3. The "Double-Check System" (Real Space vs. Reciprocal Space)

The Problem: This is the most critical innovation. Sometimes, an AI predicts a material that looks perfect on a local level (atom-to-atom) but fails when you look at the big picture (the whole crystal). This creates "Ghost States"—fake energy levels that don't exist in reality, like a bridge that looks solid but has a hidden crack.

The Solution: NextHAM checks its work in two different worlds simultaneously:

  • Real Space (R-Space): Looking at the atoms and their immediate neighbors (the bricks).
  • Reciprocal Space (k-Space): Looking at the "wave patterns" of the electrons across the whole material (the rhythm of the building).
  • Analogy: Imagine a music producer. Checking only R-Space is like checking if every individual instrument is in tune. Checking k-Space is like listening to the whole song to make sure the melody flows and there are no weird, jarring notes.
  • The Result: By training the AI to satisfy both checks, NextHAM eliminates the "Ghost States." If the AI tries to cheat, the Double-Check System catches it immediately.

📚 The New Library (The Dataset)

To train this super-AI, the authors couldn't just use old data. They built a massive new library called Materials-HAM-SOC.

  • Size: It contains 17,000 different material structures.
  • Diversity: It covers over 60 different elements (from Hydrogen to heavy metals) and includes a tricky physics effect called Spin-Orbit Coupling (which is crucial for things like magnets and future computers).
  • Why it matters: Before this, AI models were like students who only studied one textbook. Now, they have a library of every textbook in the world. This allows the AI to learn the "universal rules" of materials, not just memorize specific examples.

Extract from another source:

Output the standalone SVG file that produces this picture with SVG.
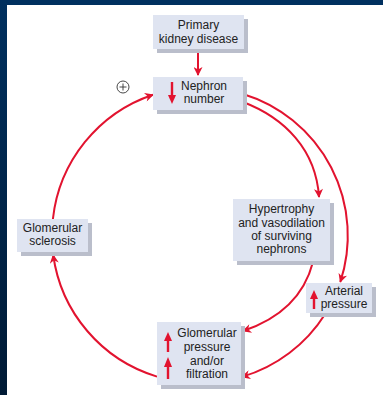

🏆 The Results: Why Should We Care?

The paper tested NextHAM against the old methods and the traditional DFT calculator. Here is what happened:

  1. Speed: NextHAM is 97% faster than the traditional method. A calculation that took 40 minutes now takes 1 minute.
  2. Accuracy: It is incredibly precise. For the tricky "Spin-Orbit" parts, it is accurate to within a micro-electronvolt (that's like measuring the weight of a single grain of sand on a mountain).
  3. Generalization: It successfully predicted the properties of Neon (a gas) even though it was never trained on Neon! This proves it truly understands the rules of physics, not just the specific examples it memorized.

🌟 The Bottom Line

NextHAM is a new kind of AI for materials science.

  • It uses a physics-based cheat sheet to get a head start.
  • It uses a shape-aware brain to understand 3D structures.
  • It uses a double-check system to ensure the predictions are physically real and not "ghosts."

This breakthrough means scientists can now design new batteries, better solar panels, and faster computer chips in a fraction of the time it used to take, accelerating the discovery of materials that could solve some of humanity's biggest energy and technology challenges.